■ EXERCISE ■
From the entries below, reproduce exactly the lines from the one with "Write a web" through the one with "const xTicks = [0, 20, 40, 60, 80, 100];", both included, without images.

■ RECORDS SHOWN ■
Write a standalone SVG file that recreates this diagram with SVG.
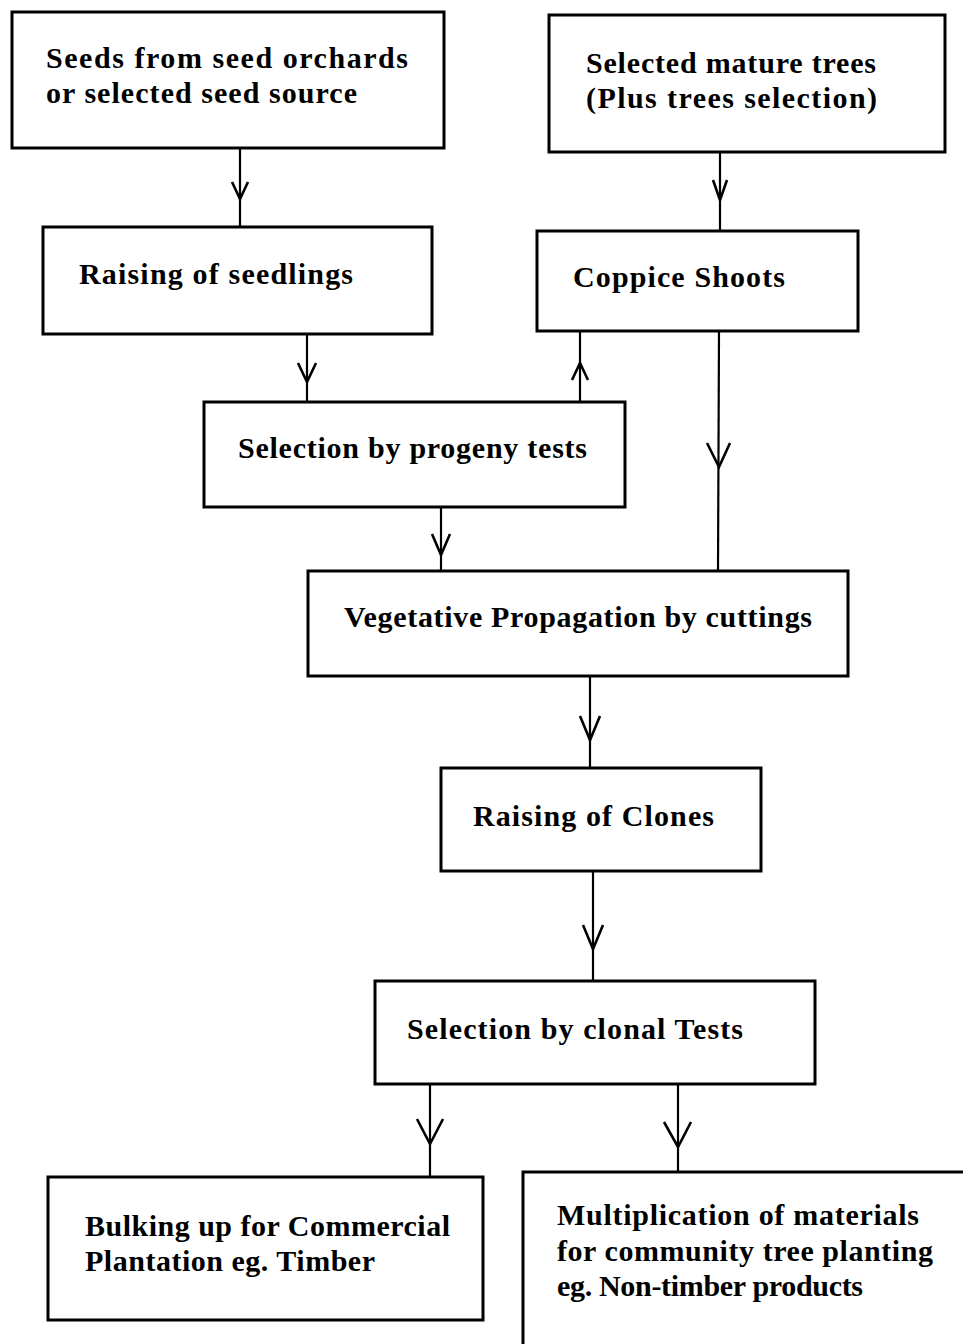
<svg xmlns="http://www.w3.org/2000/svg" width="963" height="1344" viewBox="0 0 963 1344">
<style>
.box{fill:#fff;stroke:#000;stroke-width:3}
.t{font-family:"Liberation Serif","Times New Roman",serif;font-size:30px;font-weight:bold;fill:#000}
.ln{fill:none;stroke:#000;stroke-width:2.2}
.hd{fill:none;stroke:#000;stroke-width:2.6;stroke-linejoin:miter}
</style>
<rect width="963" height="1344" fill="#fff"/>
<g id="connectors">
<line class="ln" x1="240" y1="148" x2="240" y2="227"/>
<polyline class="hd" points="232,182 240,199 248,182"/>
<line class="ln" x1="720" y1="152" x2="720" y2="231"/>
<polyline class="hd" points="713,180 720,200 727,180"/>
<line class="ln" x1="307" y1="334" x2="307" y2="402"/>
<polyline class="hd" points="298,363 307,382 316,363"/>
<line class="ln" x1="580" y1="402" x2="580" y2="331"/>
<polyline class="hd" points="572,380 580,363 588,380"/>
<line class="ln" x1="719" y1="331" x2="718" y2="571"/>
<polyline class="hd" points="707,443 719,467 730,443"/>
<line class="ln" x1="441" y1="507" x2="441" y2="571"/>
<polyline class="hd" points="432,534 441,555 450,534"/>
<line class="ln" x1="590" y1="676" x2="590" y2="768"/>
<polyline class="hd" points="580,716 590,740 600,716"/>
<line class="ln" x1="593" y1="871" x2="593" y2="981"/>
<polyline class="hd" points="583,925 593,949 603,925"/>
<line class="ln" x1="430" y1="1084" x2="430" y2="1177"/>
<polyline class="hd" points="417,1119 430,1144 443,1119"/>
<line class="ln" x1="678" y1="1084" x2="678" y2="1172"/>
<polyline class="hd" points="664,1122 678,1147 691,1122"/>
</g>
<g id="n1">
<rect class="box" x="12" y="12" width="432" height="136"/>
<text class="t" x="46" y="68" textLength="362" lengthAdjust="spacing">Seeds from seed orchards</text>
<text class="t" x="46" y="103" textLength="311" lengthAdjust="spacing">or selected seed source</text>
</g>
<g id="n2">
<rect class="box" x="549" y="15" width="396" height="137"/>
<text class="t" x="586" y="73" textLength="290" lengthAdjust="spacing">Selected mature trees</text>
<text class="t" x="586" y="108" textLength="291" lengthAdjust="spacing">(Plus trees selection)</text>
</g>
<g id="n3">
<rect class="box" x="43" y="227" width="389" height="107"/>
<text class="t" x="79" y="284" textLength="274" lengthAdjust="spacing">Raising of seedlings</text>
</g>
<g id="n4">
<rect class="box" x="537" y="231" width="321" height="100"/>
<text class="t" x="573" y="287" textLength="212" lengthAdjust="spacing">Coppice Shoots</text>
</g>
<g id="n5">
<rect class="box" x="204" y="402" width="421" height="105"/>
<text class="t" x="238" y="458" textLength="349" lengthAdjust="spacing">Selection by progeny tests</text>
</g>
<g id="n6">
<rect class="box" x="308" y="571" width="540" height="105"/>
<text class="t" x="344" y="627" textLength="468" lengthAdjust="spacing">Vegetative Propagation by cuttings</text>
</g>
<g id="n7">
<rect class="box" x="441" y="768" width="320" height="103"/>
<text class="t" x="473" y="826" textLength="241" lengthAdjust="spacing">Raising of Clones</text>
</g>
<g id="n8">
<rect class="box" x="375" y="981" width="440" height="103"/>
<text class="t" x="407" y="1039" textLength="336" lengthAdjust="spacing">Selection by clonal Tests</text>
</g>
<g id="n9">
<rect class="box" x="48" y="1177" width="435" height="143"/>
<text class="t" x="85" y="1236" textLength="365" lengthAdjust="spacing">Bulking up for Commercial</text>
<text class="t" x="85" y="1271" textLength="290" lengthAdjust="spacing">Plantation eg. Timber</text>
</g>
<g id="n10">
<rect class="box" x="523" y="1172" width="470" height="200"/>
<text class="t" x="557" y="1225" textLength="362" lengthAdjust="spacing">Multiplication of materials</text>
<text class="t" x="557" y="1261" textLength="376" lengthAdjust="spacing">for community tree planting</text>
<text class="t" x="557" y="1296" textLength="306" lengthAdjust="spacing">eg. Non-timber products</text>
</g>
</svg>
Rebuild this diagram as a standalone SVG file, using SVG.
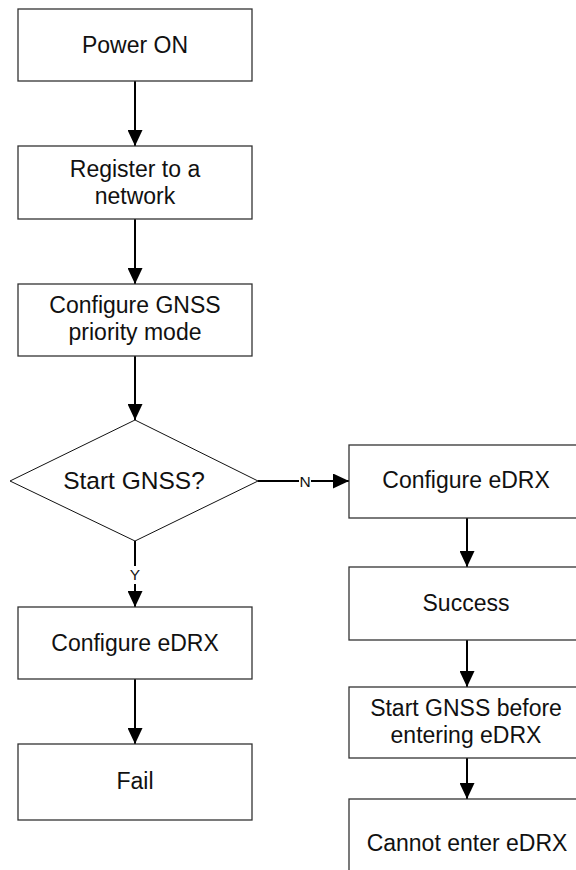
<svg xmlns="http://www.w3.org/2000/svg" width="576" height="870" viewBox="0 0 576 870">
<style>
.box{fill:#fff;stroke:#333;stroke-width:1.3}
.dia{fill:#fff;stroke:#111;stroke-width:1}
.t{font-family:"Liberation Sans",Arial,sans-serif;font-size:23px;fill:#111;text-anchor:middle}
.td{font-size:24.5px}
.lbl{font-family:"Liberation Sans",Arial,sans-serif;font-size:15.5px;fill:#111;text-anchor:middle}
.ln{stroke:#000;stroke-width:2;fill:none}
</style>
<defs>
<marker id="ah" viewBox="0 0 16 15" refX="16" refY="7.5" markerWidth="16" markerHeight="15" markerUnits="userSpaceOnUse" orient="auto">
<path d="M0,0 L16,7.5 L0,15 Z" fill="#000"/>
</marker>
</defs>
<rect width="576" height="870" fill="#fff"/>
<g id="connectors">
<line class="ln" x1="135" y1="81" x2="135" y2="146" marker-end="url(#ah)"/>
<line class="ln" x1="135" y1="219" x2="135" y2="284" marker-end="url(#ah)"/>
<line class="ln" x1="135" y1="356" x2="135" y2="420" marker-end="url(#ah)"/>
<line class="ln" x1="135" y1="541" x2="135" y2="607" marker-end="url(#ah)"/>
<rect x="128" y="566" width="14" height="18" fill="#fff"/>
<text class="lbl" x="135" y="580">Y</text>
<line class="ln" x1="135" y1="679" x2="135" y2="744" marker-end="url(#ah)"/>
<line class="ln" x1="258" y1="481" x2="349" y2="481" marker-end="url(#ah)"/>
<rect x="299" y="472" width="12" height="18" fill="#fff"/>
<text class="lbl" x="305" y="487">N</text>
<line class="ln" x1="467" y1="518" x2="467" y2="567" marker-end="url(#ah)"/>
<line class="ln" x1="467" y1="640" x2="467" y2="687" marker-end="url(#ah)"/>
<line class="ln" x1="467" y1="758" x2="467" y2="799" marker-end="url(#ah)"/>
</g>
<g id="power_on">
<rect class="box" x="18" y="9" width="234" height="72"/>
<text class="t" x="135" y="53">Power ON</text>
</g>
<g id="register">
<rect class="box" x="18" y="146" width="234" height="73"/>
<text class="t" x="135" y="177">Register to a</text>
<text class="t" x="135" y="204">network</text>
</g>
<g id="configure_gnss">
<rect class="box" x="18" y="284" width="234" height="72"/>
<text class="t" x="135" y="313">Configure GNSS</text>
<text class="t" x="135" y="340">priority mode</text>
</g>
<g id="start_gnss_decision">
<polygon class="dia" points="135,420 258,481 135,541 10,481"/>
<text class="t td" x="134" y="489">Start GNSS?</text>
</g>
<g id="configure_edrx_left">
<rect class="box" x="18" y="607" width="234" height="72"/>
<text class="t" x="135" y="651">Configure eDRX</text>
</g>
<g id="fail">
<rect class="box" x="18" y="744" width="234" height="76"/>
<text class="t" x="135" y="789">Fail</text>
</g>
<g id="configure_edrx_right">
<rect class="box" x="349" y="445" width="234" height="73"/>
<text class="t" x="466" y="488">Configure eDRX</text>
</g>
<g id="success">
<rect class="box" x="349" y="567" width="234" height="73"/>
<text class="t" x="466" y="611">Success</text>
</g>
<g id="start_gnss_before">
<rect class="box" x="349" y="687" width="234" height="71"/>
<text class="t" x="466" y="716">Start GNSS before</text>
<text class="t" x="466" y="743">entering eDRX</text>
</g>
<g id="cannot_enter">
<rect class="box" x="349" y="799" width="234" height="90"/>
<text class="t" x="467" y="851">Cannot enter eDRX</text>
</g>
</svg>
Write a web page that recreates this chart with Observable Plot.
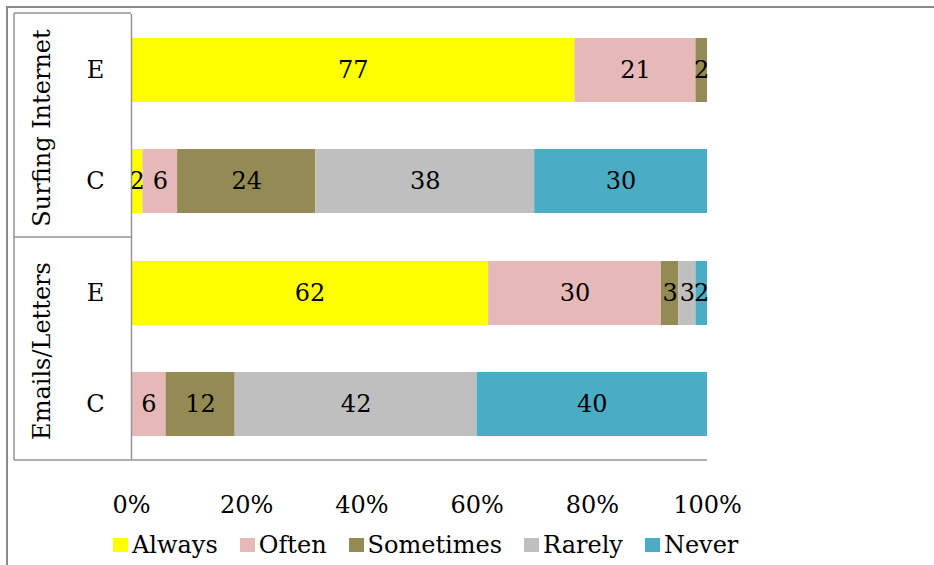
<!DOCTYPE html>
<html>
<head>
<meta charset="utf-8">
<script src="https://cdn.jsdelivr.net/npm/d3@7"></script>
<script src="https://cdn.jsdelivr.net/npm/@observablehq/plot@0.6"></script>
<style>
  html, body { margin: 0; padding: 0; background: #fff; }
  #wrap { position: relative; width: 934px; height: 565px; overflow: hidden; font-family: "DejaVu Serif", serif; }
  #border { position: absolute; left: 6px; top: 6px; width: 940px; height: 600px;
            border-top: 2px solid #8a8a8a; border-left: 2px solid #8a8a8a; }
  #chart { position: absolute; left: 0; top: 0; }
  #legend { position: absolute; left: 113px; top: 531px; display: flex; align-items: center;
            gap: 22px; font-size: 24px; line-height: 28px; color: #000; white-space: nowrap; }
  #legend .item { display: flex; align-items: center; }
  #legend .sw { width: 15px; height: 14px; margin-right: 4px; display: inline-block; }
</style>
</head>
<body>
<div id="wrap">
  <div id="border"></div>
  <div id="chart"></div>
  <div id="legend"></div>
</div>
<script>
// ---- data ----
const categories = ["Always", "Often", "Sometimes", "Rarely", "Never"];
const colors = ["#FFFF00", "#E6B9B8", "#948A54", "#BFBFBF", "#4BACC6"];
const groups = ["Surfing Internet", "Emails/Letters"];
const rowKeys = ["E", "C"];
const surfingE = [77, 21, 2, 0, 0];
const surfingC = [2, 6, 24, 38, 30];
const emailsE = [62, 30, 3, 3, 2];
const emailsC = [0, 6, 12, 42, 40];
const xTicks = [0, 20, 40, 60, 80, 100];

(function () {
  const series = [
    {group: groups[0], key: rowKeys[0], values: surfingE},
    {group: groups[0], key: rowKeys[1], values: surfingC},
    {group: groups[1], key: rowKeys[0], values: emailsE},
    {group: groups[1], key: rowKeys[1], values: emailsC}
  ];
  const table = [];
  for (const s of series) {
    s.values.forEach((v, i) => {
      if (v > 0) table.push({group: s.group, key: s.key, category: categories[i], value: v});
    });
  }

  // ---- layout ----
  const W = 934, H = 520;
  const mLeft = 131, mRight = 227, mTop = 13, mBottom = 60;
  const labelColumn = 117;
  const lineColor = "#949494";

  const plot = Plot.plot({
    width: W, height: H,
    marginLeft: mLeft, marginRight: mRight, marginTop: mTop, marginBottom: mBottom,
    style: {fontFamily: "DejaVu Serif", fontSize: "24px", background: "none", color: "#000", overflow: "visible"},
    x: {domain: [0, 100], axis: null, label: null},
    y: {domain: rowKeys, paddingInner: 0.427, paddingOuter: 0.2135, axis: null, label: null},
    fy: {domain: groups, paddingInner: 0, paddingOuter: 0, axis: null, label: null},
    color: {domain: categories, range: colors},
    marks: [
      Plot.barX(table, Plot.stackX({
        x: "value", y: "key", fy: "group", fill: "category", order: categories
      })),
      Plot.textX(table, Plot.stackX({
        x: "value", y: "key", fy: "group", z: "category", order: categories,
        text: d => String(d.value), fill: "#000", fontSize: 24
      })),
      Plot.ruleX([0], {stroke: lineColor, strokeWidth: 1.5}),
      Plot.axisX({ticks: xTicks, tickFormat: d => d + "%", tickSize: 0, tickPadding: 35,
                  fontSize: 24, fill: "#000", label: null}),
      Plot.axisY({tickSize: 0, tickPadding: 36, textAnchor: "middle", fontSize: 24, fill: "#000", label: null}),
      Plot.text(groups, {
        fy: d => d, text: d => d, frameAnchor: "left", rotate: -90,
        dx: -89, dy: 2, textAnchor: "middle", lineAnchor: "middle", fontSize: 24, fill: "#000"
      })
    ]
  });
  document.getElementById("chart").appendChild(plot);

  // category-table frame lines (Excel style), derived from scales/margins
  const svg = d3.select(plot);
  const fyScale = plot.scale("fy");
  const xs = plot.scale("x");
  const x0 = xs.apply(0), x100 = xs.apply(100);
  const xL = x0 - labelColumn;
  const yTop = mTop, yBottom = H - mBottom;
  const ySep = fyScale.apply(groups[1]);
  const g = svg.append("g").attr("stroke", lineColor).attr("stroke-width", 1.5).attr("fill", "none");
  g.append("line").attr("x1", xL).attr("x2", xL).attr("y1", yTop).attr("y2", yBottom);
  g.append("line").attr("x1", xL).attr("x2", x0).attr("y1", yTop).attr("y2", yTop);
  g.append("line").attr("x1", xL).attr("x2", x0).attr("y1", ySep).attr("y2", ySep);
  g.append("line").attr("x1", xL).attr("x2", x100).attr("y1", yBottom).attr("y2", yBottom);

  // legend
  const legend = d3.select("#legend");
  categories.forEach((c, i) => {
    const item = legend.append("div").attr("class", "item");
    item.append("span").attr("class", "sw").style("background", colors[i]);
    item.append("span").text(c);
  });
})();
</script>
</body>
</html>
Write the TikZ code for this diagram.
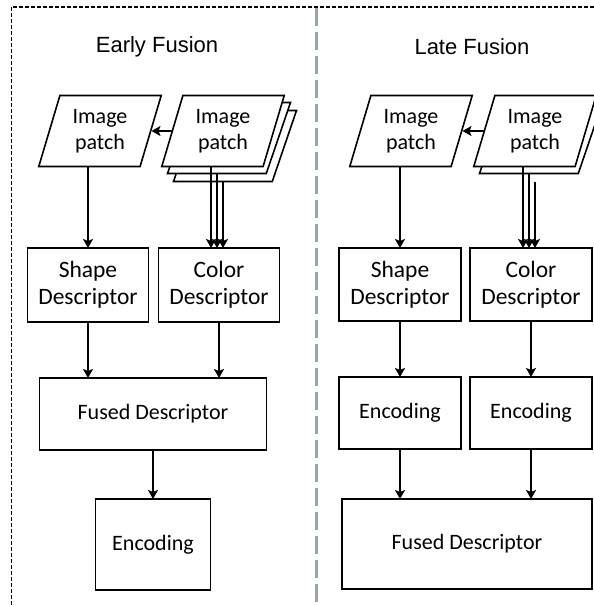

■ RIGHT ANSWER ■
Write a web page that recreates this chart with Observable Plot.
<!DOCTYPE html>
<html>
<head>
<meta charset="utf-8">
<script src="https://cdn.jsdelivr.net/npm/d3@7"></script>
<script src="https://cdn.jsdelivr.net/npm/@observablehq/plot@0.6"></script>
<style>
  html, body { margin: 0; padding: 0; background: #fff; }
  #wrap { position: relative; width: 934px; height: 565px; overflow: hidden; font-family: "DejaVu Serif", serif; }
  #border { position: absolute; left: 6px; top: 6px; width: 940px; height: 600px;
            border-top: 2px solid #8a8a8a; border-left: 2px solid #8a8a8a; }
  #chart { position: absolute; left: 0; top: 0; }
  #legend { position: absolute; left: 113px; top: 531px; display: flex; align-items: center;
            gap: 22px; font-size: 24px; line-height: 28px; color: #000; white-space: nowrap; }
  #legend .item { display: flex; align-items: center; }
  #legend .sw { width: 15px; height: 14px; margin-right: 4px; display: inline-block; }
</style>
</head>
<body>
<div id="wrap">
  <div id="border"></div>
  <div id="chart"></div>
  <div id="legend"></div>
</div>
<script>
// ---- data ----
const categories = ["Always", "Often", "Sometimes", "Rarely", "Never"];
const colors = ["#FFFF00", "#E6B9B8", "#948A54", "#BFBFBF", "#4BACC6"];
const groups = ["Surfing Internet", "Emails/Letters"];
const rowKeys = ["E", "C"];
const surfingE = [77, 21, 2, 0, 0];
const surfingC = [2, 6, 24, 38, 30];
const emailsE = [62, 30, 3, 3, 2];
const emailsC = [0, 6, 12, 42, 40];
const xTicks = [0, 20, 40, 60, 80, 100];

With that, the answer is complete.